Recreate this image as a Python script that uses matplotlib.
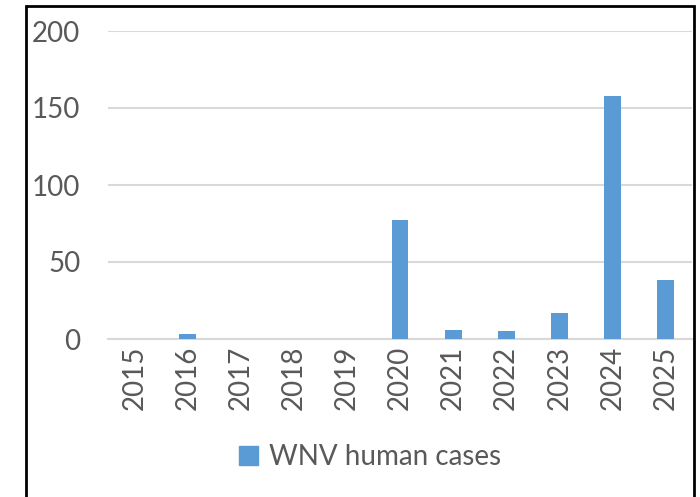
import matplotlib
matplotlib.use("Agg")
import matplotlib.pyplot as plt
from matplotlib.patches import Rectangle, Patch

years = ["2015", "2016", "2017", "2018", "2019", "2020", "2021", "2022", "2023", "2024", "2025"]
cases = [0, 3, 0, 0, 0, 77, 6, 5, 17, 158, 38]
yticks = [0, 50, 100, 150, 200]
series_name = "WNV human cases"

bar_color = "#5b9bd5"
text_color = "#595959"
grid_color = "#d9d9d9"
font = ["Lato", "DejaVu Sans"]

fig = plt.figure(figsize=(7, 4.97), dpi=100)
ax = fig.add_axes([108/700, 1-339/497, (692-108)/700, (339-31)/497])

x = list(range(len(years)))
ax.bar(x, cases, width=0.32, color=bar_color, zorder=3)
ax.set_xlim(-0.5, len(years)-0.5)
ax.set_ylim(0, 200)
ax.set_yticks(yticks)
ax.set_yticklabels([str(v) for v in yticks], fontsize=20, color=text_color, family=font)
ax.set_xticks(x)
ax.set_xticklabels(years, rotation=90, fontsize=20, color=text_color, family=font)
ax.tick_params(axis="y", length=0, pad=20)
ax.tick_params(axis="x", length=0, pad=5)
ax.grid(axis="y", color=grid_color, linewidth=1.5, zorder=0)
for s in ["top", "right", "left"]:
    ax.spines[s].set_visible(False)
ax.spines["bottom"].set_color(grid_color)
ax.spines["bottom"].set_linewidth(1.5)

leg = fig.legend(handles=[Patch(color=bar_color, label=series_name)],
                 loc="center", bbox_to_anchor=(370/700, 1-457/497), frameon=False,
                 prop={"family": font, "size": 20}, handlelength=0.7, handleheight=0.7,
                 handletextpad=0.4)
for t in leg.get_texts():
    t.set_color(text_color)

fig.patches.append(Rectangle((26/700, -0.05), (694-26)/700, 1.05-6/497, transform=fig.transFigure,
                             fill=False, edgecolor="black", linewidth=2, clip_on=False))

fig.savefig("out.png", dpi=100, facecolor="white")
======
_STATED GOAL_:
Copy nothing but the lines from the top of the material through the line holding "1-339/497, (692-108)/700, (339-31)/497])", exactly as written; omit pictures.

_FINAL ANSWER_:
Recreate this image as a Python script that uses matplotlib.
import matplotlib
matplotlib.use("Agg")
import matplotlib.pyplot as plt
from matplotlib.patches import Rectangle, Patch

years = ["2015", "2016", "2017", "2018", "2019", "2020", "2021", "2022", "2023", "2024", "2025"]
cases = [0, 3, 0, 0, 0, 77, 6, 5, 17, 158, 38]
yticks = [0, 50, 100, 150, 200]
series_name = "WNV human cases"

bar_color = "#5b9bd5"
text_color = "#595959"
grid_color = "#d9d9d9"
font = ["Lato", "DejaVu Sans"]

fig = plt.figure(figsize=(7, 4.97), dpi=100)
ax = fig.add_axes([108/700, 1-339/497, (692-108)/700, (339-31)/497])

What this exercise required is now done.